Scientific classification
- Kingdom: Plantae
- Clade: Tracheophytes
- Clade: Angiosperms
- Clade: Monocots
- Clade: Commelinids
- Order: Poales
- Family: Poaceae
- Subfamily: Pooideae
- Genus: Nassella
- Species: N. lepida
- Binomial name: Nassella lepida (Hitchc.) Barkworth
- Synonyms: Stipa lepida

= Nassella lepida =

- Genus: Nassella
- Species: lepida
- Authority: (Hitchc.) Barkworth
- Conservation status: G5
- Synonyms: Stipa lepida

Species of flowering plant

Nassella lepida (syn. Stipa lepida) is a species of grass known by the common names foothill needlegrass, foothills nassella, foothill stipa, small-flowered stipa, small-flowered needlegrass, and smallflower tussockgrass.

==Distribution==
It is native to California in the United States, where it occurs as far north as Humboldt County, and its range extends into Baja California.

==Description==
This is a perennial bunchgrass growing up to a meter tall. The flat or rolled leaf blades are up to 23 cm long. The panicle is up to 55 cm long and has branches bearing up to 6 spikelets each The spikelet has an awn up to 4.6 cm to 5.5 cm long.

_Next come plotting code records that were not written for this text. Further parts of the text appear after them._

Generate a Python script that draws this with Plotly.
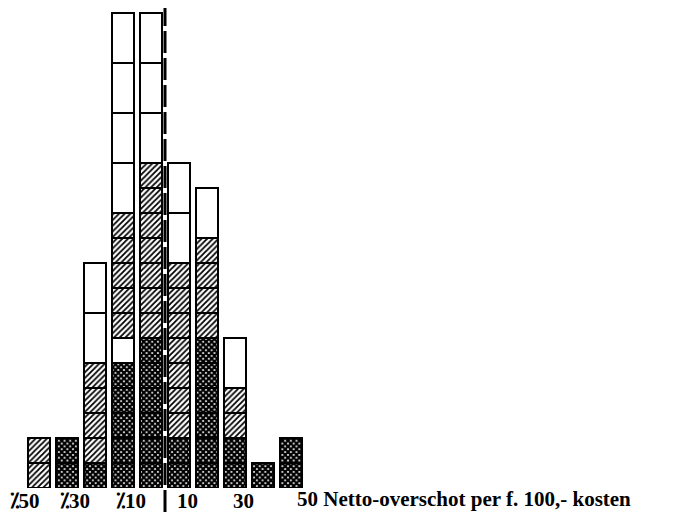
import plotly.graph_objects as go

# class midpoints (bins of 10)
bin_mid = [-45, -35, -25, -15, -5, 5, 15, 25, 35, 45]

# counts per bin, bottom to top
dark = [0, 2, 1, 5, 6, 2, 6, 2, 1, 2]
light = [0, 0, 0, 1, 0, 0, 0, 0, 0, 0]
hatch = [2, 0, 4, 5, 7, 7, 4, 2, 0, 0]
white = [0, 0, 4, 8, 6, 4, 2, 2, 0, 0]

tick_vals = [-50, -30, -10, 10, 30]
tick_text = ["⁒50", "⁒30", "⁒10", "10", "30"]
axis_title = "50 Netto-overschot per f. 100,- kosten"

FONT = dict(family='Liberation Serif', size=21, color='black', weight='bold')

STYLE = {
    'dark': dict(shape='x', fg='black', bg='white', solidity=0.8),
    'hatch': dict(shape='/', fg='black', bg='white', solidity=0.45),
    'light': dict(shape='', fg='black', bg='white', solidity=0.2),
    'white': dict(shape='', fg='black', bg='white', solidity=0.2),
}

# split each bar into cells (white cells span two units)
cells = []
for i in range(len(bin_mid)):
    c = [('dark', 1)] * dark[i] + [('light', 1)] * light[i] + [('hatch', 1)] * hatch[i]
    c += [('white', 2)] * (white[i] // 2)
    cells.append(c)

n_layers = max(len(c) for c in cells)

fig = go.Figure()
for j in range(n_layers):
    ys, shapes, fgs, bgs, sols = [], [], [], [], []
    for c in cells:
        if j < len(c):
            kind, h = c[j]
            s = STYLE[kind]
            ys.append(h)
        else:
            s = STYLE['white']
            ys.append(None)
        shapes.append(s['shape'])
        fgs.append(s['fg'])
        bgs.append(s['bg'])
        sols.append(s['solidity'])
    fig.add_trace(go.Bar(
        x=bin_mid, y=ys, width=7.9,
        marker=dict(
            color='white',
            line=dict(color='black', width=1.5),
            pattern=dict(shape=shapes, fgcolor=fgs, bgcolor=bgs,
                         solidity=sols, size=4, fillmode='replace'),
        ),
        showlegend=False, hoverinfo='skip',
    ))

# dashed line at zero
fig.add_shape(type='line', x0=0, x1=0, y0=-0.05, y1=1.02, xref='x', yref='paper',
              line=dict(color='black', width=3, dash='22px,5px'))

fig.add_annotation(x=50, y=0, xref='x', yref='y', text=axis_title, showarrow=False,
                   xanchor='left', yanchor='middle', xshift=-10, yshift=-11,
                   font=FONT)

# page body has an 8px margin, so the figure is sized to fit the window
fig.update_layout(
    width=684, height=508,
    margin=dict(l=0, r=0, t=0, b=28),
    barmode='stack',
    plot_bgcolor='white', paper_bgcolor='white',
    font=FONT,
)
# labels sit a little left of their class boundary in the original
label_pos = [tick_vals[0]] + [v - 2 for v in tick_vals[1:]]
fig.update_xaxes(range=[-56.07, 188.2], tickvals=label_pos, ticktext=tick_text,
                 showgrid=False, zeroline=False, showline=False, ticks='', ticklen=0,
                 ticklabelstandoff=-2, automargin=False, tickfont=FONT)
fig.update_yaxes(range=[0, 19.2], visible=False, showgrid=False, zeroline=False)

fig.write_html("out.html")
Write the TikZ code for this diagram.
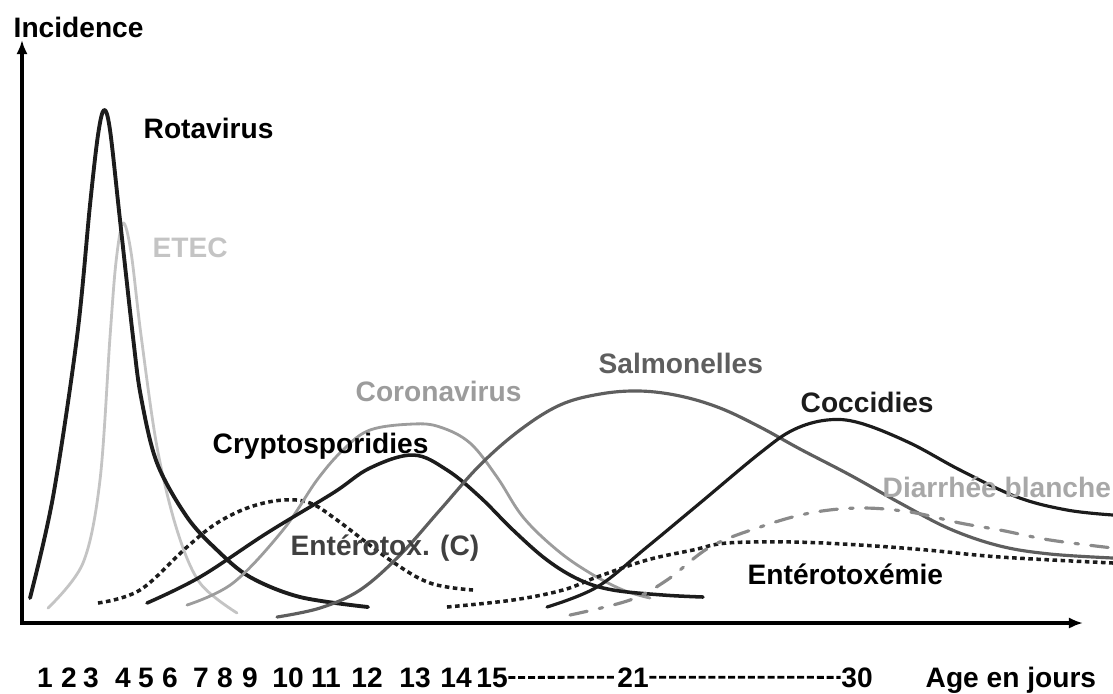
\documentclass[tikz,border=0pt]{standalone}
\usepackage{fontspec}
\setsansfont{Liberation Sans}
\usepackage{xcolor}
\usepackage{tikz}
\usetikzlibrary{calc, arrows.meta}
\definecolor{EtecGray}{HTML}{C4C4C4}
\definecolor{CoronaGray}{HTML}{9C9C9C}
\definecolor{SalmoGray}{HTML}{5E5E5E}
\definecolor{DiarGray}{HTML}{8A8A8A}
\definecolor{DiarText}{HTML}{A8A8A8}
\definecolor{darkInk}{HTML}{1C1C1C}

\begin{document}
\begin{tikzpicture}[x=0.01cm,y=-0.01cm,
  font=\sffamily\bfseries\fontsize{8}{9}\selectfont,
  lab/.style={anchor=base west,inner sep=0pt},
  tick/.style={anchor=base,inner sep=0pt},
  curve/.style={line width=0.9pt,line cap=round,line join=round},
  dotcurve/.style={line width=1pt,dash pattern=on 1.3pt off 1pt},
  axis/.style={line width=0.9pt,-{Latex[length=4pt,width=3.2pt]}}]
  \useasboundingbox (0,0) rectangle (1113,693);
  \coordinate (orig) at (22,623);
  \coordinate (ytop) at (22,40);
  \coordinate (xend) at (1083,623);
  \draw[axis] (orig) -- (ytop);
  \draw[axis] ($(orig)+(-2,0)$) -- (xend);
  \node[lab] (incid) at (13,37) {Incidence};
  % courbes
  \draw[curve,EtecGray,line width=0.8pt] plot[smooth,tension=0.55] coordinates
    {(48,608) (83,563) (100,480) (110,337) (116,262) (123,223) (131,252) (141,335) (157,447) (177,530) (200,583) (237,613)};
  \draw[curve,darkInk,line width=1.1pt] plot[smooth,tension=0.55] coordinates
    {(30,598) (53,497) (77,337) (90,205) (98,135) (104,110) (110,130) (120,220) (133,337) (141,397) (157,463) (187,517) (217,550) (250,577) (300,597) (368,607)};
  \draw[dotcurve,darkInk] plot[smooth,tension=0.6] coordinates
    {(98,603) (140,590) (187,547) (217,523) (250,507) (283,500) (310,503) (337,520) (390,560) (430,583) (473,590)};
  \draw[curve,CoronaGray,line width=0.8pt] plot[smooth,tension=0.6] coordinates
    {(187,605) (233,583) (283,530) (317,480) (343,450) (370,430) (413,424) (440,427) (470,443) (497,477) (523,517) (557,550) (590,573) (623,590) (650,598)};
  \draw[curve,darkInk,line width=1pt] plot[smooth,tension=0.6] coordinates
    {(147,603) (200,577) (267,533) (333,493) (370,468) (413,455) (447,470) (480,497) (513,530) (547,560) (580,580) (613,590) (663,595) (703,597)};
  \draw[curve,SalmoGray] plot[smooth,tension=0.6] coordinates
    {(277,617) (320,608) (360,590) (400,555) (440,510) (480,465) (520,430) (560,405) (600,394) (640,391) (680,396) (720,408) (760,427) (800,449) (850,475) (900,503) (950,529) (1000,546) (1050,554) (1113,558)};
  \draw[dotcurve,darkInk] plot[smooth,tension=0.6] coordinates
    {(447,607) (513,600) (563,590) (597,577) (647,560) (693,550) (727,543) (793,542) (860,545) (927,550) (1000,557) (1113,563)};
  \draw[curve,DiarGray,line width=0.9pt,dash pattern=on 5pt off 3.5pt on 1pt off 3.5pt] plot[smooth,tension=0.6] coordinates
    {(570,615) (630,600) (667,580) (710,547) (760,527) (810,513) (860,508) (910,512) (960,523) (1000,530) (1050,540) (1113,548)};
  \draw[curve,darkInk] plot[smooth,tension=0.6] coordinates
    {(547,607) (597,587) (647,547) (700,503) (760,453) (793,430) (827,420) (860,423) (910,443) (960,470) (1017,497) (1067,510) (1113,515)};
  % etiquettes
  \node[lab] (rota) at (143,138) {Rotavirus};
  \node[lab,text=EtecGray] (etec) at (152,257) {ETEC};
  \node[lab,text=CoronaGray] (corona) at (355,401) {Coronavirus};
  \node[lab,text=SalmoGray] (salmo) at (598,373) {Salmonelles};
  \node[lab,text=darkInk] (cocci) at (800,412) {Coccidies};
  \node[lab] (crypto) at (212,453) {Cryptosporidies};
  \node[lab,text=DiarText] (diar) at (882,497) {Diarrhée blanche};
  \node[lab,text=black!75] (entc) at (290,555) {Entérotox. (C)};
  \node[lab] (entox) at (747,584) {Entérotoxémie};
  \foreach \n/\x in {1/45,2/69,3/91,4/123,5/146,6/170,7/201,8/225,9/250,10/288,11/326,12/367,13/415,14/456,15/492,21/633,30/857}
    \node[tick] (t\n) at (\x,687) {\n};
  \draw[line width=0.8pt,dash pattern=on 2pt off 0.8pt] (t15.east) -- (t21.west);
  \draw[line width=0.8pt,dash pattern=on 2pt off 0.8pt] (t21.east) -- (t30.west);
  \node[lab] (age) at (925,687) {Age en jours};
\end{tikzpicture}
\end{document}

This grass grows in chaparral and grassland habitat. It can also be found in coastal sage scrub and coastal prairie.

This species and several others were recently transferred from genus Stipa into Nassella, mainly on the basis of their "strongly convolute lemmas". Genetic evidence supports the transfer.

This species may hybridize with Nassella pulchra.